When a holographic image is burnt onto a plate—typically a light-sensitive photographic emulsion of a very fine grain—it's often done by splitting a laser's light into two using a beam splitter and routing those beams to their intended targets with a series of mirrors. One beam, the reference beam, is reflected off of a mirror to hit the emulsion straight-on; the other is targeted to hit the object before reflecting onto the plate. When those lights burn into the emulsion, they leave a record of the light structured in such a way that it replays how an object looks from multiple angles. It's a process so fantastically sensitive that even a quarter of a wave movement of light would distort the image and make it unreadable.
When holograms such as these are projected, monochromatic light is filtered through a lens that diffuses the light somewhat from an angle, illuminating the plate and bouncing the recorded information back to the viewer, who is positioned where the reference beam once was. When the eye detects this light, it interprets the combination of shadows, angles, and reflections as a complete, three dimensional image.

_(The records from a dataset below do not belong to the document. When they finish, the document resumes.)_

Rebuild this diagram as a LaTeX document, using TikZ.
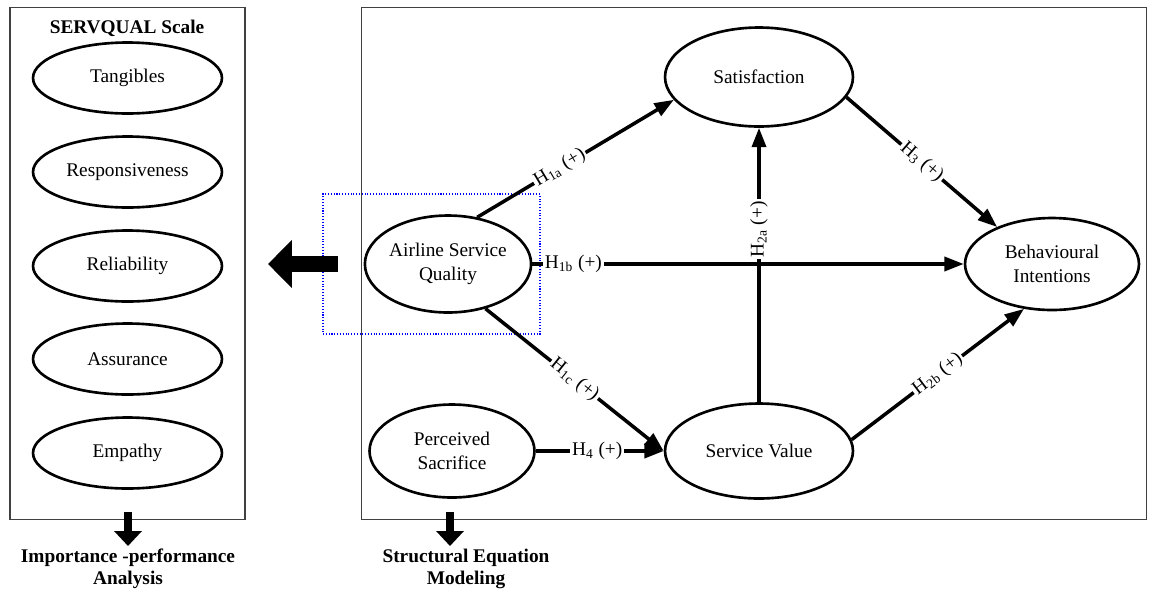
\documentclass[tikz,border=0pt]{standalone}
\usepackage{fontspec}
\setmainfont{Liberation Serif}
\usepackage{tikz}
\usetikzlibrary{shapes}
\usetikzlibrary{arrows.meta}
\tikzstyle{panel}=[rectangle,draw=black!75,line width=0.6pt,inner sep=0mm]
\tikzstyle{servdim}=[ellipse,draw=black,line width=1.5pt,inner sep=0mm,minimum width=3.78cm,minimum height=1.42cm]
\tikzstyle{LV}=[ellipse,draw=black,line width=1.5pt,inner sep=0mm,align=center]
\tikzstyle{arrow}=[->,>={Triangle[length=11pt,width=8pt]},line width=2pt]
\tikzstyle{hyp}=[fill=white,inner sep=1pt,sloped]
\tikzstyle{bigarrow}=[-{Triangle[length=13.6pt,width=26.6pt]},line width=9.6pt]
\tikzstyle{downarrow}=[-{Triangle[length=8.5pt,width=15.3pt]},line width=4.5pt]
\tikzset{every picture/.style={
    x=0.02cm,y=-0.02cm,
    font=\fontsize{11}{13.6}\selectfont
  }
}

\begin{document}
\begin{tikzpicture}
      \useasboundingbox (0,0) rectangle (1152,593);
      % panels
      \node[panel,minimum width=4.7cm,minimum height=10.26cm] at (127.5,263.5) (servbox) {};
      \node[panel,minimum width=15.72cm,minimum height=10.26cm] at (754,263.5) (sembox) {};
      \node[draw=blue,densely dotted,line width=0.6pt,minimum width=4.34cm,minimum height=2.8cm,inner sep=0mm] at (431.5,264) (focus) {};
      % SERVQUAL dimensions
      \node[font=\fontsize{11}{13.6}\selectfont\bfseries] at (127,28) (servtitle) {SERVQUAL Scale};
      \node[servdim] at (127.5,78) (tang) {Tangibles};
      \node[servdim] at (127.5,172) (resp) {Responsiveness};
      \node[servdim] at (127.5,266) (reli) {Reliability};
      \node[servdim] at (127.5,359) (assu) {Assurance};
      \node[servdim] at (127.5,453) (empa) {Empathy};
      % structural model
      \node[LV,minimum width=3.76cm,minimum height=1.98cm] at (759,77) (sat) {Satisfaction};
      \node[LV,minimum width=3.3cm,minimum height=1.94cm] at (448,264) (asq) {Airline Service\\Quality};
      \node[LV,minimum width=3.48cm,minimum height=1.84cm] at (1052,264) (bi) {Behavioural\\Intentions};
      \node[LV,minimum width=3.3cm,minimum height=1.86cm] at (452,451) (ps) {Perceived\\Sacrifice};
      \node[LV,minimum width=3.76cm,minimum height=1.9cm] at (759,451) (sv) {Service Value};
      \draw[arrow] (asq.58) -- node[hyp,pos=0.42] {H\textsubscript{1a} (+)} (sat.195);
      \draw[arrow] (asq.east) -- node[hyp,pos=0.095] {H\textsubscript{1b} (+)} (bi.west);
      \draw[arrow] (asq.-50) -- node[hyp,pos=0.5] {H\textsubscript{1c} (+)} (sv.west);
      \draw[arrow] (sv.north) -- node[hyp,pos=0.63] {H\textsubscript{2a} (+)} (sat.south);
      \draw[arrow] (sv.7) -- node[hyp,pos=0.5] {H\textsubscript{2b} (+)} (bi.-122);
      \draw[arrow] (sat.-13) -- node[hyp,pos=0.5] {H\textsubscript{3} (+)} (bi.146);
      \draw[arrow] (ps.east) -- node[hyp,pos=0.48] {H\textsubscript{4} (+)} (sv.west);
      % block arrows
      \coordinate (bigtail) at (338,264);
      \coordinate (bigtip) at (268,264);
      \draw[bigarrow] (bigtail) -- (bigtip);
      \coordinate (ipatop) at (128,512);
      \coordinate (ipatip) at (128,546);
      \draw[downarrow] (ipatop) -- (ipatip);
      \coordinate (semtop) at (450,512);
      \coordinate (semtip) at (450,546);
      \draw[downarrow] (semtop) -- (semtip);
      \node[font=\fontsize{11}{12.5}\selectfont\bfseries,align=center] at (128,569) (ipa) {Importance -performance\\Analysis};
      \node[font=\fontsize{11}{12.5}\selectfont\bfseries,align=center] at (466,569) (sem) {Structural Equation\\Modeling};
    \end{tikzpicture}
\end{document}
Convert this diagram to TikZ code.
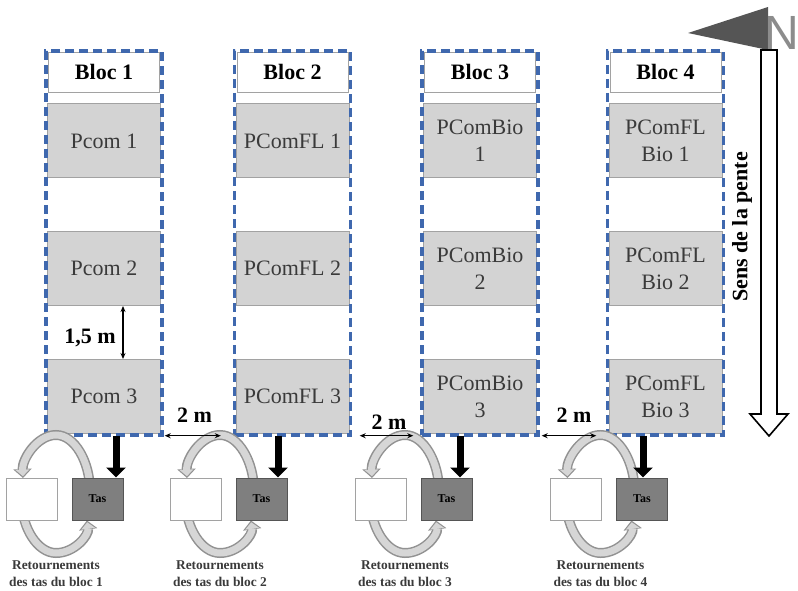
\documentclass[tikz,border=0pt]{standalone}
\usepackage{fontspec}
\setmainfont{Liberation Serif}
\newfontfamily\nordfont{Liberation Sans}
\usepackage{tikz}
\usetikzlibrary{
  arrows.meta,
  positioning,
}
\definecolor{blocblue}{HTML}{3F68AE}
\definecolor{plotfill}{HTML}{D3D3D3}
\definecolor{plotline}{HTML}{A2A2A2}
\definecolor{tasfill}{HTML}{7F7F7F}
\definecolor{tasline}{HTML}{555555}
\definecolor{ink}{HTML}{3A3A3A}
\definecolor{flipline}{HTML}{929292}
\definecolor{flipfill}{HTML}{D6D6D6}
\definecolor{nordgray}{HTML}{555555}
\definecolor{nordletter}{HTML}{8C8C8C}
\tikzset{
  >=Stealth,
  blocframe/.style={
    draw=blocblue,
    dash pattern=on 9pt off 5pt,
    line width=3.4pt,
    minimum width=116pt,
    minimum height=384pt,
    inner sep=0pt,
  },
  bloctitle/.style={
    draw=plotline, fill=white, line width=0.8pt,
    minimum width=111pt, minimum height=40pt, inner sep=0pt,
    font=\fontsize{22}{27}\selectfont\bfseries,
  },
  parcelle/.style={
    draw=plotline, fill=plotfill, line width=1pt,
    minimum width=113pt, minimum height=74pt, inner sep=0pt,
    align=center, text=ink,
    font=\fontsize{22}{27}\selectfont,
  },
  tasbox/.style={
    draw=#1, line width=1pt,
    minimum width=51pt, minimum height=42pt, inner sep=0pt,
    font=\fontsize{12}{14}\selectfont\bfseries,
  },
  cote/.style={<->, >={Stealth[length=6pt, width=5pt]}, line width=1.2pt},
  cotelabel/.style={font=\fontsize{22}{27}\selectfont\bfseries, inner sep=0pt},
  verstas/.style={line width=7pt, -{Triangle[length=10pt, width=19pt]}},
  flipout/.style={draw=flipline, line width=10pt, -{Triangle[length=9pt, width=18pt]}},
  flipin/.style={draw=flipfill, line width=7pt, shorten >=1.8pt, -{Triangle[length=6.5pt, width=13.5pt]}},
  pics/retournement/.style={
    code={
      % demi-tour du haut
      \draw[flipout] (58.5,-8) .. controls (58.5,-37) and (43.3,-64) .. (24.5,-64)
        .. controls (5.7,-64) and (-9.5,-40) .. (-8.5,-21);
      \draw[flipin] (58.5,-8) .. controls (58.5,-37) and (43.3,-64) .. (24.5,-64)
        .. controls (5.7,-64) and (-9.5,-40) .. (-8.5,-21);
      % demi-tour du bas
      \draw[flipout] (-9.5,4) .. controls (-9.5,28) and (5.7,54) .. (24.5,54)
        .. controls (43.3,54) and (57.5,36) .. (55.5,21.5);
      \draw[flipin] (-9.5,4) .. controls (-9.5,28) and (5.7,54) .. (24.5,54)
        .. controls (43.3,54) and (57.5,36) .. (55.5,21.5);
      \node[tasbox=plotline, fill=white] (-vide) at (0,0) {};
      \node[tasbox=tasline, fill=tasfill] (-tas) at (66,0) {Tas};
      \node[font=\fontsize{13.4}{17}\selectfont\bfseries, text=ink, align=center] (-legende) at (24.5,74.5) {Retournements\\des tas du bloc #1};
    }
  },
}

\begin{document}
\begin{tikzpicture}[x=1pt, y=-1pt]
  \useasboundingbox (0,0) rectangle (798,591);

  % Bloc 1
  \begin{scope}[shift={(104,0)}]
    \node[bloctitle] (t1) at (0,72) {Bloc 1};
    \node[parcelle] (b1p1) at (0,141) {Pcom 1};
    \node[parcelle] (b1p2) at (0,268.5) {Pcom 2};
    \node[parcelle] (b1p3) at (0,396.5) {Pcom 3};
    \node[blocframe] (f1) at (0,243) {};
  \end{scope}

  % Bloc 2
  \begin{scope}[shift={(292.5,0)}]
    \node[bloctitle] (t2) at (0,72) {Bloc 2};
    \node[parcelle] (b2p1) at (0,141) {PComFL 1};
    \node[parcelle] (b2p2) at (0,268.5) {PComFL 2};
    \node[parcelle] (b2p3) at (0,396.5) {PComFL 3};
    \node[blocframe] (f2) at (0,243) {};
  \end{scope}

  % Bloc 3
  \begin{scope}[shift={(480,0)}]
    \node[bloctitle] (t3) at (0,72) {Bloc 3};
    \node[parcelle] (b3p1) at (0,141) {PComBio\\1};
    \node[parcelle] (b3p2) at (0,268.5) {PComBio\\2};
    \node[parcelle] (b3p3) at (0,396.5) {PComBio\\3};
    \node[blocframe] (f3) at (0,243) {};
  \end{scope}

  % Bloc 4
  \begin{scope}[shift={(665.5,0)}]
    \node[bloctitle] (t4) at (0,72) {Bloc 4};
    \node[parcelle] (b4p1) at (0,141) {PComFL\\Bio 1};
    \node[parcelle] (b4p2) at (0,268.5) {PComFL\\Bio 2};
    \node[parcelle] (b4p3) at (0,396.5) {PComFL\\Bio 3};
    \node[blocframe] (f4) at (0,243) {};
  \end{scope}

  % Retournements des tas
  \pic (r1) at (31.5,499) {retournement=1};
  \pic (r2) at (195.5,499) {retournement=2};
  \pic (r3) at (380.5,499) {retournement=3};
  \pic (r4) at (576,499) {retournement=4};

  \draw[verstas] ([xshift=18.5pt, yshift=42pt]r1-tas.north) -- ([xshift=18.5pt]r1-tas.north);
  \draw[verstas] ([xshift=16.5pt, yshift=42pt]r2-tas.north) -- ([xshift=16.5pt]r2-tas.north);
  \draw[verstas] ([xshift=13.5pt, yshift=42pt]r3-tas.north) -- ([xshift=13.5pt]r3-tas.north);
  \draw[verstas] ([xshift=1pt, yshift=42pt]r4-tas.north) -- ([xshift=1pt]r4-tas.north);

  % Distances
  \draw[cote] ([xshift=19pt]b1p2.south) -- ([xshift=19pt]b1p3.north);
  \node[cotelabel] (d15) at (90,338) {1,5 m};
  \draw[cote] ([xshift=1pt, yshift=1pt]f1.south east) -- ([xshift=-12pt, yshift=1pt]f2.south west);
  \node[cotelabel] (d12) at (194.5,415) {2 m};
  \draw[cote] ([xshift=7.5pt, yshift=1pt]f2.south east) -- ([xshift=-7pt, yshift=1pt]f3.south west);
  \node[cotelabel] (d23) at (389,422) {2 m};
  \draw[cote] ([xshift=2pt, yshift=1pt]f3.south east) -- ([xshift=-9.5pt, yshift=1pt]f4.south west);
  \node[cotelabel] (d34) at (574,415) {2 m};

  % Nord et pente
  \fill[nordgray] (688,33) -- (768,7) -- (768,50) -- cycle;
  \node[font=\nordfont\fontsize{48}{48}\selectfont, text=nordletter, anchor=base west, inner sep=0pt] (nord) at (764,50) {N};
  \draw[line width=1.6pt, fill=white] (761,50) -- (777,50) -- (777,414) -- (788,414) -- (769,436) -- (750,414) -- (761,414) -- cycle;
  \node[rotate=90, font=\fontsize{22}{27}\selectfont\bfseries] (pente) at (742,227) {Sens de la pente};
\end{tikzpicture}
\end{document}
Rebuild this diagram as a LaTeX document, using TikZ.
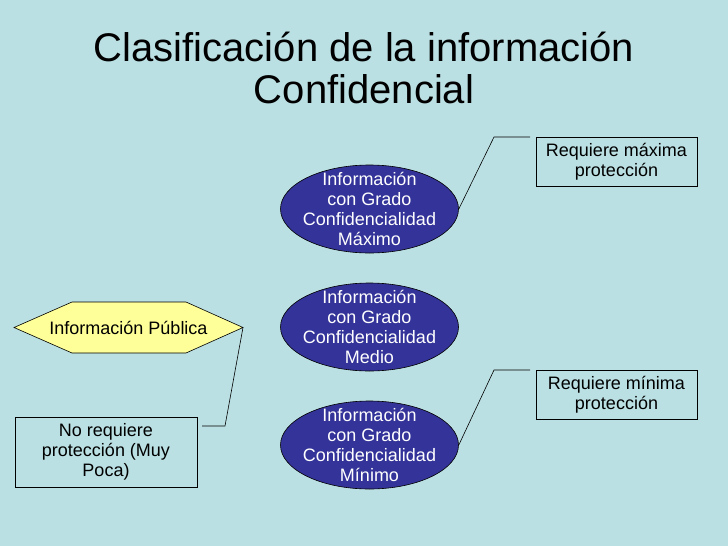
\documentclass[tikz,border=0pt]{standalone}
\usepackage{fontspec}
\setmainfont{Liberation Sans}
\usetikzlibrary{shapes.geometric}
\definecolor{bg}{HTML}{BBE0E3}
\definecolor{ellblue}{HTML}{333399}
\definecolor{hexyellow}{HTML}{FFFF99}
\tikzset{
  body/.style={font=\fontsize{18}{20.3}\selectfont, align=center},
  ell/.style={ellipse, draw=black, line width=0.6pt, fill=ellblue,
    minimum width=178, minimum height=88, inner sep=0pt},
  elltext/.style={body, text=white, inner sep=0pt},
  infobox/.style={body, rectangle, draw=black, line width=0.8pt, inner sep=0pt},
  callout/.style={draw=black, line width=0.6pt},
  titletext/.style={font=\fontsize{40}{39}\selectfont, anchor=base},
}
\begin{document}
\begin{tikzpicture}[x=1pt,y=-1pt]
\fill[bg] (0,0) rectangle (728,546);
\useasboundingbox (0,0) rectangle (728,546);

\node[titletext] (t1) at (364,61) {Clasificación de la información};
\node[titletext] (t2) at (364,103) {Confidencial};

\node[ell] (emax) at (369.5,209) {};
\node[elltext] (tmax) at (emax.center) {Información\\con Grado\\Confidencialidad\\Máximo};
\node[ell] (emed) at (369.5,327) {};
\node[elltext] (tmed) at (emed.center) {Información\\con Grado\\Confidencialidad\\Medio};
\node[ell] (emin) at (369.5,445) {};
\node[elltext] (tmin) at (emin.center) {Información\\con Grado\\Confidencialidad\\Mínimo};

\draw[fill=hexyellow, draw=black, line width=0.6pt]
  (14,327.5) coordinate (hl) -- (72,302) -- (186,302) -- (243,327.5) coordinate (hr)
  -- (186,353) -- (72,353) -- cycle;
\node[body] (pub) at (128.5,327.5) {Información Pública};

\node[infobox, minimum width=161, minimum height=49] (rmax) at (616.5,161.5) {Requiere máxima\\protección};
\node[infobox, minimum width=161, minimum height=49] (rmin) at (616.5,394.5) {Requiere mínima\\protección};
\node[infobox, minimum width=182, minimum height=70] (rno) at (106,452) {No requiere\\protección (Muy\\Poca)};

\coordinate (c1a) at (494,137);
\coordinate (c1b) at (530,137);
\coordinate (c2a) at (494,370);
\coordinate (c2b) at (530,370);
\coordinate (c3a) at (225,426);
\coordinate (c3b) at (202,426);

\draw[callout] (emax.east) -- (c1a) -- (c1b);
\draw[callout] (emin.east) -- (c2a) -- (c2b);
\draw[callout] (hr) -- (c3a) -- (c3b);
\end{tikzpicture}
\end{document}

Of course, there are numerous ways in which holograms are now produced and viewed; scientists have manipulated ultrasound waves to create three-dimensional images that appear to float in the air and the push towards a more perfectly augmented reality has inspired another generation of hologram-dependent gadgets. But while the technology used to trick your brain may be becoming more advanced, its core principles remain similar to those of simpler transmission holograms such as Schreiber's—Microsoft's HoloLense, for instance, is equipped with a variety of sensors that guess in which direction you're gazing so it can more accurately trick your brain into seeing what isn't there.